= Aim =
Set down, exactly as written, the lines from the top of the data to the line that holds "(0,0) rectangle (680,491);", and omit the pictures.

— START Information shown —

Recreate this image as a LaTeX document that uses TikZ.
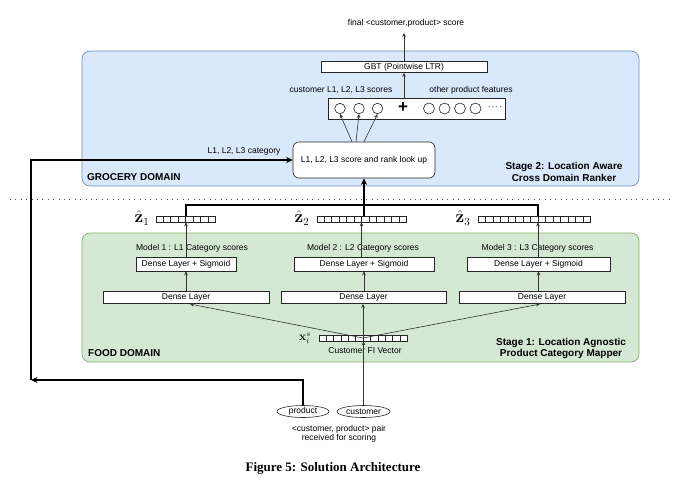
\documentclass[tikz,border=0pt]{standalone}
\usepackage[no-math]{fontspec}
\setmainfont{Liberation Sans}
\newfontfamily\capfont{Liberation Serif}
\usepackage{amsmath}
\usetikzlibrary{arrows.meta,shapes.geometric,calc}
\definecolor{bluefill}{HTML}{DAE8FC}
\definecolor{blueline}{HTML}{6C8EBF}
\definecolor{greenfill}{HTML}{D5E8D4}
\definecolor{greenline}{HTML}{82B366}
\newcommand\vecsep[2]{\pgfmathtruncatemacro\vsm{#2-1}\foreach \k in {1,...,\vsm}{\draw[cellline] ($(#1.south west)!{\k/#2}!(#1.south east)$) -- ($(#1.north west)!{\k/#2}!(#1.north east)$);}}
\tikzset{
  txt/.style={inner sep=0pt, font=\fontsize{8.5}{10}\selectfont},
  boldtxt/.style={inner sep=0pt, font=\bfseries\fontsize{10}{11.5}\selectfont, align=center},
  wbox/.style={draw=black!85, fill=white, line width=0.6pt, inner sep=0pt, font=\fontsize{8.5}{10}\selectfont},
  lookbox/.style={wbox, rounded corners=6pt},
  bluebox/.style={draw=blueline, fill=bluefill, rounded corners=8pt, line width=0.7pt, inner sep=0pt},
  greenbox/.style={draw=greenline, fill=greenfill, rounded corners=8pt, line width=0.7pt, inner sep=0pt},
  vecbox/.style={draw=black!85, fill=white, line width=0.5pt, inner sep=0pt, minimum height=6pt},
  cellline/.style={draw=black!85, line width=0.5pt},
  circ/.style={circle, draw=black!85, fill=white, line width=0.6pt, inner sep=0pt},
  ell/.style={ellipse, draw=black!85, fill=white, line width=0.6pt, inner sep=0pt, font=\fontsize{8.5}{10}\selectfont},
  arr/.style={-{Stealth[length=4pt,width=3.6pt]}, line width=0.6pt, draw=black!80},
  thickarr/.style={-{Stealth[length=6.5pt,width=6pt]}, line width=1.5pt},
  thickline/.style={line width=1.5pt},
  mathlbl/.style={inner sep=0pt, font=\fontsize{16}{18}\selectfont},
}
\begin{document}
\begin{tikzpicture}[x=1pt,y=-1pt]
\useasboundingbox (0,0) rectangle (680,491);

% containers
\node[bluebox, minimum width=557pt, minimum height=135pt] (grocery) at (360.5,118.5) {};
\node[greenbox, minimum width=557pt, minimum height=129pt] (food) at (360.5,297.5) {};
\draw[black!70, line width=1pt, dash pattern=on 0.8pt off 4.6pt] (10,199) -- (670,199);

% stage 2
\node[txt] (final) at (406,23) {final <customer,product> score};
\node[wbox, minimum width=166pt, minimum height=11pt] (gbt) at (404,67) {GBT (Pointwise LTR)};
\node[txt] (cscores) at (341,90) {customer L1, L2, L3 scores};
\node[txt] (ofeat) at (471,90) {other product features};
\node[wbox, minimum width=177pt, minimum height=21pt] (feat) at (416.5,108.5) {};
\node[circ, minimum size=10.5pt] (c1) at (340,108.5) {};
\node[circ, minimum size=10.5pt] (c2) at (359,108.5) {};
\node[circ, minimum size=10.5pt] (c3) at (377.5,108.5) {};
\node[inner sep=0pt, font=\bfseries\fontsize{17}{17}\selectfont] (plus) at (403,108) {+};
\node[circ, minimum size=11pt] (c4) at (429,108.5) {};
\node[circ, minimum size=11pt] (c5) at (444.5,108.5) {};
\node[circ, minimum size=11pt] (c6) at (460,108.5) {};
\node[circ, minimum size=11pt] (c7) at (475.5,108.5) {};
\node[txt] (dots) at (495,108) {·\kern1pt·\kern1pt·\kern1pt·};
\node[lookbox, minimum width=142pt, minimum height=36pt] (look) at (364,160) {L1, L2, L3 score and rank look up};
\node[txt] (catlbl) at (244,151) {L1, L2, L3 category};
\node[boldtxt, anchor=west] (grocerylbl) at (87,177.5) {GROCERY DOMAIN};
\node[boldtxt] (stage2) at (564,172) {Stage 2: Location Aware\\Cross Domain Ranker};

\draw[arr] (gbt.north) -- (gbt.north |- 0,33);
\draw[arr] (gbt.south |- feat.north) -- (gbt.south);
\draw[arr] ([xshift=-12pt]look.north) -- (c1.south);
\draw[arr] ([xshift=-8pt]look.north) -- (c2.south);
\draw[arr] ([xshift=0pt]look.north) -- (c3.south);

% z vectors
\node[vecbox, minimum width=59pt] (z1) at (185.5,219) {};
\node[vecbox, minimum width=89pt] (z2) at (361.5,219) {};
\node[vecbox, minimum width=112pt] (z3) at (534,219) {};
\vecsep{z1}{8}
\vecsep{z2}{12}
\vecsep{z3}{15}
\node[mathlbl] (z1l) at (142,218) {$\hat{\mathbf{z}}_1$};
\node[mathlbl] (z2l) at (302,218) {$\hat{\mathbf{z}}_2$};
\node[mathlbl] (z3l) at (463,218) {$\hat{\mathbf{z}}_3$};

\coordinate (b1) at (186,205);
\coordinate (b3) at (538,205);
\draw[thickline] (z1.north -| b1) -- (b1) -- (b3) -- (z3.north -| b3);
\draw[thickarr] (z2.north -| look.south) -- (look.south);

% stage 1
\node[txt] (m1) at (192,248) {Model 1 : L1 Category scores};
\node[txt] (m2) at (363,248) {Model 2 : L2 Category scores};
\node[txt] (m3) at (537.5,248) {Model 3 : L3 Category scores};
\node[wbox, minimum width=100pt, minimum height=14pt] (dls1) at (186,264) {Dense Layer + Sigmoid};
\node[wbox, minimum width=140pt, minimum height=14pt] (dls2) at (364,264) {Dense Layer + Sigmoid};
\node[wbox, minimum width=143pt, minimum height=14pt] (dls3) at (538.5,264) {Dense Layer + Sigmoid};
\node[wbox, minimum width=166pt, minimum height=12.5pt] (d1) at (186,297.5) {Dense Layer};
\node[wbox, minimum width=165pt, minimum height=12.5pt] (d2) at (363.5,297.5) {Dense Layer};
\node[wbox, minimum width=166pt, minimum height=12.5pt] (d3) at (542,297.5) {Dense Layer};

\draw[arr] (dls1.north) -- (dls1.north |- z1.south);
\draw[arr] (dls2.north -| z2.south) -- (z2.south);
\draw[arr] (dls3.north -| b3) -- (z3.south -| b3);
\draw[arr] (d1.north) -- (d1.north |- dls1.south);
\draw[arr] (d2.north -| dls2.south) -- (dls2.south);
\draw[arr] (d3.north -| dls3.south) -- (dls3.south);

\node[vecbox, minimum width=88pt] (xv) at (363,338) {};
\vecsep{xv}{12}
\node[inner sep=0pt, font=\fontsize{11.5}{12}\selectfont] (xl) at (305,338) {$\mathbf{x}_i^s$};
\node[txt] (fi) at (365,350.5) {Customer FI Vector};
\node[boldtxt, anchor=west] (foodlbl) at (88,353.5) {FOOD DOMAIN};
\node[boldtxt] (stage1) at (561,348.5) {Stage 1: Location Agnostic\\Product Category Mapper};

\draw[arr] (xv.center) -- ([xshift=4pt]d1.south);
\draw[arr] (xv.center) -- (xv.center |- d2.south);
\draw[arr] (xv.center) -- ([xshift=-2pt]d3.south);

% inputs
\node[ell, minimum width=52pt, minimum height=12pt] (prod) at (303,411.5) {product};
\node[ell, minimum width=53pt, minimum height=12pt] (cust) at (363.5,411.5) {customer};
\node[txt, align=center, font=\fontsize{8.5}{9}\selectfont] (pair) at (339,434) {<customer, product> pair\\received for scoring};

\draw[arr] (cust.north) -- (cust.north |- xv.south);
\coordinate (corner) at (31,380);
\draw[thickarr] (prod.north) |- (corner);
\draw[thickarr] (corner) |- (look.west);

\node[inner sep=0pt, font=\capfont\bfseries\fontsize{13}{15}\selectfont] (cap) at (333,468) {Figure 5: Solution Architecture};
\end{tikzpicture}
\end{document}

— END Information shown —

= Correct result =
Recreate this image as a LaTeX document that uses TikZ.
\documentclass[tikz,border=0pt]{standalone}
\usepackage[no-math]{fontspec}
\setmainfont{Liberation Sans}
\newfontfamily\capfont{Liberation Serif}
\usepackage{amsmath}
\usetikzlibrary{arrows.meta,shapes.geometric,calc}
\definecolor{bluefill}{HTML}{DAE8FC}
\definecolor{blueline}{HTML}{6C8EBF}
\definecolor{greenfill}{HTML}{D5E8D4}
\definecolor{greenline}{HTML}{82B366}
\newcommand\vecsep[2]{\pgfmathtruncatemacro\vsm{#2-1}\foreach \k in {1,...,\vsm}{\draw[cellline] ($(#1.south west)!{\k/#2}!(#1.south east)$) -- ($(#1.north west)!{\k/#2}!(#1.north east)$);}}
\tikzset{
  txt/.style={inner sep=0pt, font=\fontsize{8.5}{10}\selectfont},
  boldtxt/.style={inner sep=0pt, font=\bfseries\fontsize{10}{11.5}\selectfont, align=center},
  wbox/.style={draw=black!85, fill=white, line width=0.6pt, inner sep=0pt, font=\fontsize{8.5}{10}\selectfont},
  lookbox/.style={wbox, rounded corners=6pt},
  bluebox/.style={draw=blueline, fill=bluefill, rounded corners=8pt, line width=0.7pt, inner sep=0pt},
  greenbox/.style={draw=greenline, fill=greenfill, rounded corners=8pt, line width=0.7pt, inner sep=0pt},
  vecbox/.style={draw=black!85, fill=white, line width=0.5pt, inner sep=0pt, minimum height=6pt},
  cellline/.style={draw=black!85, line width=0.5pt},
  circ/.style={circle, draw=black!85, fill=white, line width=0.6pt, inner sep=0pt},
  ell/.style={ellipse, draw=black!85, fill=white, line width=0.6pt, inner sep=0pt, font=\fontsize{8.5}{10}\selectfont},
  arr/.style={-{Stealth[length=4pt,width=3.6pt]}, line width=0.6pt, draw=black!80},
  thickarr/.style={-{Stealth[length=6.5pt,width=6pt]}, line width=1.5pt},
  thickline/.style={line width=1.5pt},
  mathlbl/.style={inner sep=0pt, font=\fontsize{16}{18}\selectfont},
}
\begin{document}
\begin{tikzpicture}[x=1pt,y=-1pt]
\useasboundingbox (0,0) rectangle (680,491);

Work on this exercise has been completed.